自分も見たいと思い写真をとるが、なかなか写らなかった。
持ってきたおもちゃをお供えし、
(座敷わらし様、どうか一緒に遊んでください。)
とお願いする。
夜になるにつれて本当に座敷わらしが出るのかも、という恐怖が再びじわじわと沸き上がってきたので
先にお風呂にはいることにした。
まだ明るいうちの入浴だったからか、浴室内には誰もいなくて、母親と二人きりだった。
「本当に、いるんだろうかね」
「まだわからないね」
とりとめのない話をポツリ、ポツリとしていた時だった。
カタン
何か、音がした気がした。
「今の違うよね?」
「考えすぎじゃない?」
母は笑った。
しかし、私には座敷わらしのような気がしてしまったのだ。
私はお風呂あがり、お酒に逃げた。
怖さを楽しさで打ち消したかった。
「おー。始まったな。
よし、飲むか!」
弟や父も飲み始めたので陽気な雰囲気が漂う。
安心して楽しく過ごせた。
すごいスピードでお酒も減っていった。
やはり、お酒は、お酒が好きな人と飲むのが一番楽しい。
食事も温泉宿らしく豪華なものだった。
アットホームな雰囲気が漂い、従業員さんたち優しく、味も良くで大満足だった。
私たちは、温泉宿を大満喫していた
食事も終えて、自分の部屋へ戻ろうとした時
大広間に人がいるのが見えた。
「すごーい」
「ホントに撮れてる」
ちょうど良く酔いが回っていたところだったので、話しかけてみる。
「何か写ったんですか?」
「白い光が…ほら。

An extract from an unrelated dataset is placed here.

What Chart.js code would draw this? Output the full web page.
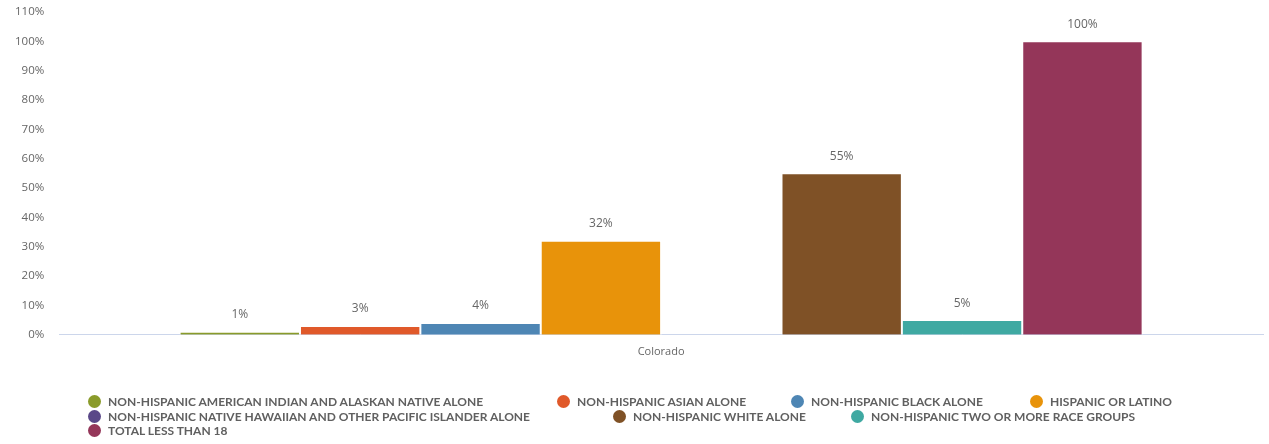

」
そこには昼間大広間で見た写真のようなオーブがくっきりと写っていた。
「わー!すごい!」
そこからは恐怖などなく、ただの好奇心だった。
再び写真や動画とってみる。
すると、
ふわぁと漂う白いものがとれた。
「わあ!私のにも写った!!」
感動だった。
本当にそこにいるのだろうか。
気づけば恐怖心などはすっかり薄れて、ぜひ座敷わらし様を一目見たいと目を凝らした。
しかし、
そう簡単には現れてくれなかった。
部屋に戻ったところで自室で動画をとり続けると凄い量のオーブがうつった。
大広間にいたときに、ここの常連だと言う人が話していた。
「この白いオーブの光から、座敷わらしの顔がポンって出てくることがあるんですよ。
大広間だけでないですよ。
全部の部屋に出るんです。」
真偽のほどはわからないが、
あながち嘘ではないかもしれない。
私たち家族は大はしゃぎで写真と動画をとり続けた。
そして、
一人一人と眠たくなり、静かに眠りについたのだった。
朝がきて、何事もなく夜がふけたのだとわかった。
朝食をとり、隣にある神社へお参りする。
この神社は、火事が起きたとき、座敷わらし様が逃げて無事だったとされる神社だ。
静かに、お願い事をお祈りした。
「昨日は何か感じた?」
家族全員とも、答えはnoだった。
「オーブが撮れただけでもすごいよね」
「座敷わらしって本当にいるんだね。」
「何も感じなかったけど、今までの人生上でも記憶に残るいい宿だったよ」
私たち家族は大満足して帰路についたのでした。
不思議な体験をしたい方、
ぜひ訪れてみてはいかがでしょう。